# EXERCISE PROMPT
Extract the first line of the entries below and every line after it up to the one containing "500 Info. Tech.", both kept. Pictures are excluded.

# GIVEN ENTRIES
* START *
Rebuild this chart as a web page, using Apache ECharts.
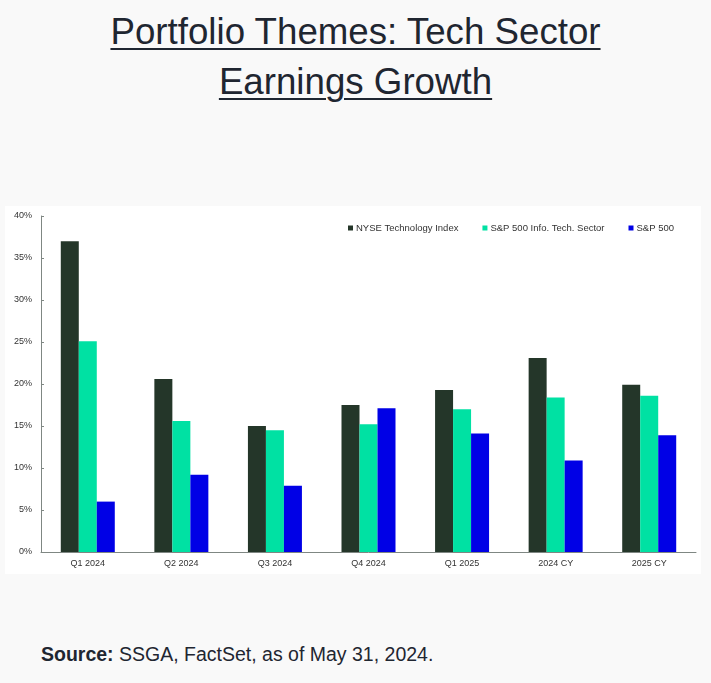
<!DOCTYPE html>
<html>
<head>
<meta charset="utf-8">
<script src="https://cdn.jsdelivr.net/npm/echarts@6/dist/echarts.min.js"></script>
<style>
  html, body { margin: 0; padding: 0; width: 711px; height: 683px; background: #f9f9f9; overflow: hidden; }
  #title { position: absolute; left: 0; top: 7px; width: 711px; text-align: center;
    font-family: "Liberation Sans", Arial, sans-serif; font-size: 36.7px; line-height: 50px;
    color: #1f2631; text-decoration: underline; text-decoration-thickness: 2px; text-underline-offset: 4px; }
  #chart { position: absolute; left: 5px; top: 206px; width: 696px; height: 368px; background: #ffffff; }
  #source { position: absolute; left: 41px; top: 643px; font-family: "Liberation Sans", Arial, sans-serif;
    font-size: 19.5px; color: #1f2631; }
</style>
</head>
<body>
<div id="title">Portfolio Themes: Tech Sector<br>Earnings Growth</div>
<div id="chart"></div>
<div id="source"><b>Source:</b> SSGA, FactSet, as of May 31, 2024.</div>
<script>
const categories = ["Q1 2024", "Q2 2024", "Q3 2024", "Q4 2024", "Q1 2025", "2024 CY", "2025 CY"];
const nyseTech = [37.0, 20.6, 15.0, 17.5, 19.3, 23.1, 19.9];
const spInfoTech = [25.1, 15.6, 14.5, 15.2, 17.0, 18.4, 18.6];
const sp500 = [6.0, 9.2, 7.9, 17.1, 14.1, 10.9, 13.9];
const seriesNames = ["NYSE Technology Index", "S&P 500 Info. Tech. Sector", "S&P 500"];

const chart = echarts.init(document.getElementById('chart'));
const font = '"Liberation Sans", Arial, sans-serif';
chart.setOption({
  animation: false,
  textStyle: { fontFamily: font },
  legend: {
    top: 12, right: 22, itemGap: 24, itemWidth: 5, itemHeight: 5, icon: 'rect',
    textStyle: { fontSize: 9.5, color: '#333', fontFamily: font, padding: [0, 0, 0, -2] },
    data: seriesNames
  },
  grid: { left: 36, right: 5, top: 10, bottom: 22, containLabel: false },
  xAxis: {
    type: 'category', data: categories,
    axisLine: { lineStyle: { color: '#7f8783', width: 1 } },
    axisTick: { inside: true, length: 3, lineStyle: { color: '#7f8783' } },
    axisLabel: { fontSize: 9, color: '#333', margin: 7, fontFamily: font }
  },
  yAxis: {
    type: 'value', min: 0, max: 40, interval: 5,
    axisLine: { show: true, lineStyle: { color: '#7f8783', width: 1 } },
    axisTick: { show: true, inside: true, length: 3, lineStyle: { color: '#7f8783' } },
    splitLine: { show: false },
    axisLabel: { fontSize: 9, color: '#333', margin: 9, formatter: '{value}%', fontFamily: font }
  },
  series: [
    { name: seriesNames[0], type: 'bar', data: nyseTech, barWidth: 18, barGap: '0%', itemStyle: { color: '#243629' } },
    { name: seriesNames[1], type: 'bar', data: spInfoTech, barWidth: 18, barGap: '0%', itemStyle: { color: '#00e1a3' } },
    { name: seriesNames[2], type: 'bar', data: sp500, barWidth: 18, barGap: '0%', itemStyle: { color: '#0000e6' } }
  ]
});
</script>
</body>
</html>
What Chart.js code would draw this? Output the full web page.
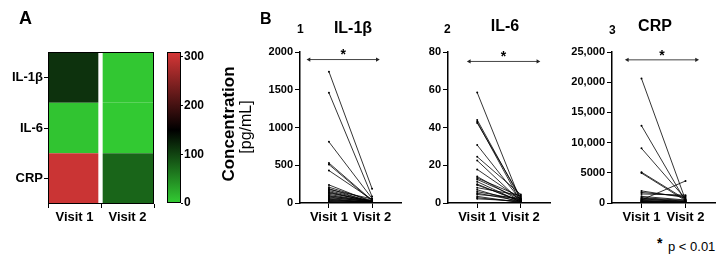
<!DOCTYPE html>
<html><head><meta charset="utf-8">
<script src="https://cdn.jsdelivr.net/npm/chart.js@4.4.1/dist/chart.umd.min.js"></script>
<style>
body{margin:0;background:#fff;width:723px;height:259px;position:relative;overflow:hidden;font-family:'Liberation Sans',Arial,sans-serif;color:#000}
canvas{position:absolute;top:0}
.t{position:absolute;white-space:nowrap;line-height:1}
.b{font-weight:bold}
.c{transform:translateX(-50%)}
.r{transform:translate(-50%,-50%) rotate(-90deg)}
</style></head><body>
<canvas id="heat" width="160" height="230" style="left:0"></canvas>
<canvas id="cbar" width="50" height="230" style="left:160px"></canvas>
<canvas id="c1" width="190" height="230" style="left:215px"></canvas>
<canvas id="c2" width="150" height="230" style="left:405px"></canvas>
<canvas id="c3" width="168" height="230" style="left:555px"></canvas>

<div class="t b" style="left:19px;top:9px;font-size:18px">A</div>
<div class="t b" style="left:260px;top:11px;font-size:16px">B</div>
<div class="t b" style="left:297px;top:23px;font-size:12px">1</div>
<div class="t b c" style="left:353px;top:20px;font-size:16px">IL-1β</div>
<div class="t b" style="left:444px;top:23px;font-size:12px">2</div>
<div class="t b c" style="left:505px;top:18px;font-size:16px">IL-6</div>
<div class="t b" style="left:609px;top:24px;font-size:12px">3</div>
<div class="t b c" style="left:655px;top:18px;font-size:16px">CRP</div>
<div class="t b r" style="left:228px;top:124px;font-size:17px">Concentration</div>
<div class="t r" style="left:246px;top:127px;font-size:16px">[pg/mL]</div>
<div class="t b" style="left:657px;top:236px;font-size:14px">*</div>
<div class="t" style="left:668px;top:240px;font-size:13px">p &lt; 0.01</div>

<script>
// Heatmap (A)
const heatRows = ['IL-1β', 'IL-6', 'CRP'];
const visits = ['Visit 1', 'Visit 2'];
const heatVisit1 = [113, 6, 300];
const heatVisit2 = [4, 2, 76];
const cbarMax = 310;
const cbarTicks = [0, 100, 200, 300];

// Paired data (B)
const il1bV1 = [1740, 1460, 810, 530, 510, 430, 240, 210, 190, 180, 165, 150, 140, 130, 115, 100, 90, 80, 70, 60, 50, 45, 35, 30, 20, 15, 10];
const il1bV2 = [190, 85, 60, 35, 25, 45, 15, 30, 10, 55, 20, 10, 15, 25, 10, 5, 30, 10, 20, 5, 10, 5, 5, 10, 5, 2, 1];
const il6V1 = [58.5, 44, 43, 42.4, 30.7, 24.5, 22.5, 17.8, 14, 13.2, 12.5, 11.3, 10, 9.5, 8.1, 7, 6, 5.2, 4.5, 3.5, 2.8, 2.2];
const il6V2 = [1, 2, 0.5, 3, 1.5, 4.5, 0.8, 2, 1, 3.5, 2.2, 0.5, 0.6, 1.2, 4, 0.3, 1.8, 1, 2.5, 0.2, 0.5, 1];
const crpV1 = [20600, 12800, 9050, 5100, 4950, 2000, 1750, 1500, 1100, 900, 800, 700, 600, 500, 450, 400, 300, 250, 200, 150, 100];
const crpV2 = [500, 300, 700, 600, 400, 900, 1100, 1300, 500, 400, 300, 200, 250, 3650, 150, 100, 80, 60, 50, 40, 30];

Chart.defaults.font.family = "'Liberation Sans', Arial, sans-serif";
Chart.defaults.color = '#000';
Chart.defaults.animation = false;

const stops = [[0, [51, 204, 51]], [150, [0, 0, 0]], [310, [215, 55, 55]]];
function heatColor(v) {
  for (let i = 1; i < stops.length; i++) {
    if (v <= stops[i][0]) {
      const [a, ca] = stops[i-1], [b, cb] = stops[i];
      const f = (v - a) / (b - a);
      return 'rgb(' + ca.map((c, k) => Math.round(c + (cb[k] - c) * f)).join(',') + ')';
    }
  }
  return 'rgb(' + stops[stops.length-1][1].join(',') + ')';
}

const frame = {
  id: 'frame',
  afterDraw(ch) {
    const a = ch.chartArea, c = ch.ctx;
    c.save(); c.strokeStyle = '#000'; c.lineWidth = 1;
    c.strokeRect(a.left + .5, a.top + .5, a.right - a.left - 1, a.bottom - a.top - 1);
    c.restore();
  }
};

const axisGrid = { display: true, drawOnChartArea: false, drawTicks: true, tickLength: 4, color: '#000' };
const bold = (s) => ({ size: s, weight: 'bold' });

// heatmap: one stacked bar per visit, one segment per row
const heatDS = heatRows.map((r, i) => ({
  label: r,
  data: [1, 1],
  backgroundColor: [heatColor(heatVisit1[i]), heatColor(heatVisit2[i])],
  borderColor: '#fff',
  borderWidth: ctx => ctx.dataIndex === 0 ? { right: 3, left: 0, top: 0, bottom: 0 } : { left: 2, right: 0, top: 0, bottom: 0 },
  borderSkipped: false,
  barPercentage: 1, categoryPercentage: 1
})).reverse();

new Chart(document.getElementById('heat'), {
  type: 'bar',
  data: { labels: visits, datasets: heatDS },
  options: {
    responsive: false, devicePixelRatio: 1,
    layout: { padding: { top: 52, right: 6, left: 0, bottom: 0 } },
    plugins: { legend: { display: false }, tooltip: { enabled: false } },
    scales: {
      x: { stacked: true, grid: axisGrid, border: { display: false }, ticks: { font: bold(13), padding: 2 },
           afterFit: s => { s.height = 26 } },
      y: { stacked: true, min: 0, max: heatRows.length, grid: axisGrid, border: { display: false },
           afterBuildTicks: s => { s.ticks = heatRows.map((r, i) => ({ value: heatRows.length - i - .5 })) },
           ticks: { font: bold(13), padding: 1, callback: v => heatRows[heatRows.length - 1 - Math.floor(v)] },
           afterFit: s => { s.width = 48 } }
    }
  },
  plugins: [frame]
});

// colour bar
new Chart(document.getElementById('cbar'), {
  type: 'bar',
  data: { labels: [''], datasets: [{
    data: [[0, cbarMax]],
    barPercentage: 1, categoryPercentage: 1, borderWidth: 0,
    backgroundColor: ctx => {
      const ch = ctx.chart, y = ch.scales.y;
      if (!ch.chartArea || !y) return '#000';
      const g = ch.ctx.createLinearGradient(0, y.getPixelForValue(0), 0, y.getPixelForValue(cbarMax));
      stops.forEach(([v, c]) => g.addColorStop(v / cbarMax, 'rgb(' + c.join(',') + ')'));
      return g;
    }
  }] },
  options: {
    responsive: false, devicePixelRatio: 1,
    layout: { padding: { top: 52, right: 0, left: 7, bottom: 27 } },
    plugins: { legend: { display: false }, tooltip: { enabled: false } },
    scales: {
      x: { display: false },
      y: { position: 'right', min: 0, max: cbarMax, grid: { ...axisGrid, tickLength: 2 }, border: { display: false },
           afterBuildTicks: s => { s.ticks = cbarTicks.map(v => ({ value: v })) },
           ticks: { font: bold(12), padding: 1 },
           afterFit: s => { s.width = 29 } }
    }
  },
  plugins: [frame]
});

// paired line charts
const sigStar = {
  id: 'sigStar',
  afterDatasetsDraw(ch) {
    const ds = ch.data.datasets.find(d => d.sig);
    if (!ds) return;
    const xs = ch.scales.x, ys = ch.scales.y, c = ch.ctx;
    const mx = (xs.getPixelForValue(ds.data[0].x) + xs.getPixelForValue(ds.data[1].x)) / 2;
    c.save(); c.fillStyle = '#000'; c.font = 'bold 14px "Liberation Sans", Arial';
    c.textAlign = 'center'; c.textBaseline = 'top';
    c.fillText('*', mx, ys.getPixelForValue(ds.data[0].y) - 11);
    c.restore();
  }
};

function paired(id, v1, v2, yMax, yStep, sigX, sigY, fmt, axisW, padR) {
  const ds = v1.map((a, i) => ({
    data: [{ x: 1, y: a }, { x: 2, y: v2[i] }],
    borderColor: '#000', borderWidth: .8, pointRadius: 1, pointBackgroundColor: '#000', pointBorderWidth: 0
  }));
  ds.push({
    sig: true,
    data: [{ x: sigX[0], y: sigY }, { x: sigX[1], y: sigY }],
    borderColor: '#444', borderWidth: 1,
    pointStyle: 'triangle', pointRadius: 2.5, pointRotation: [270, 90],
    pointBackgroundColor: '#222', pointBorderWidth: 0
  });
  new Chart(document.getElementById(id), {
    type: 'line',
    data: { datasets: ds },
    options: {
      responsive: false, devicePixelRatio: 1,
      layout: { padding: { top: 52, right: padR, left: 0, bottom: 0 } },
      plugins: { legend: { display: false }, tooltip: { enabled: false } },
      scales: {
        x: { type: 'linear', min: .33, max: 2.67, grid: { ...axisGrid, tickLength: 5 }, border: { color: '#000', width: 1.5 },
             afterBuildTicks: s => { s.ticks = [{ value: 1 }, { value: 2 }] },
             ticks: { font: bold(13), padding: 2, callback: v => visits[v - 1] },
             afterFit: s => { s.height = 27 } },
        y: { min: 0, max: yMax, grid: { ...axisGrid, tickLength: 5 }, border: { color: '#000', width: 1.5 },
             ticks: { stepSize: yStep, font: bold(11), padding: 2, callback: fmt },
             afterFit: s => { s.width = axisW } }
      }
    },
    plugins: [sigStar]
  });
}

const plain = v => String(v);
const comma = v => v >= 10000 ? v.toLocaleString('en-US') : String(v);
paired('c1', il1bV1, il1bV2, 2000, 500, [.54, 2.12], 1900, plain, 85, 4);
paired('c2', il6V1, il6V2, 80, 20, [.82, 2.39], 75, plain, 43, 5);
paired('c3', crpV1, crpV2, 25000, 5000, [.68, 2.25], 23700, comma, 57, 8);
</script>
</body></html>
* END *
# WRITTEN RESPONSE
Rebuild this chart as a web page, using Apache ECharts.
<!DOCTYPE html>
<html>
<head>
<meta charset="utf-8">
<script src="https://cdn.jsdelivr.net/npm/echarts@6/dist/echarts.min.js"></script>
<style>
  html, body { margin: 0; padding: 0; width: 711px; height: 683px; background: #f9f9f9; overflow: hidden; }
  #title { position: absolute; left: 0; top: 7px; width: 711px; text-align: center;
    font-family: "Liberation Sans", Arial, sans-serif; font-size: 36.7px; line-height: 50px;
    color: #1f2631; text-decoration: underline; text-decoration-thickness: 2px; text-underline-offset: 4px; }
  #chart { position: absolute; left: 5px; top: 206px; width: 696px; height: 368px; background: #ffffff; }
  #source { position: absolute; left: 41px; top: 643px; font-family: "Liberation Sans", Arial, sans-serif;
    font-size: 19.5px; color: #1f2631; }
</style>
</head>
<body>
<div id="title">Portfolio Themes: Tech Sector<br>Earnings Growth</div>
<div id="chart"></div>
<div id="source"><b>Source:</b> SSGA, FactSet, as of May 31, 2024.</div>
<script>
const categories = ["Q1 2024", "Q2 2024", "Q3 2024", "Q4 2024", "Q1 2025", "2024 CY", "2025 CY"];
const nyseTech = [37.0, 20.6, 15.0, 17.5, 19.3, 23.1, 19.9];
const spInfoTech = [25.1, 15.6, 14.5, 15.2, 17.0, 18.4, 18.6];
const sp500 = [6.0, 9.2, 7.9, 17.1, 14.1, 10.9, 13.9];
const seriesNames = ["NYSE Technology Index", "S&P 500 Info. Tech. Sector", "S&P 500"];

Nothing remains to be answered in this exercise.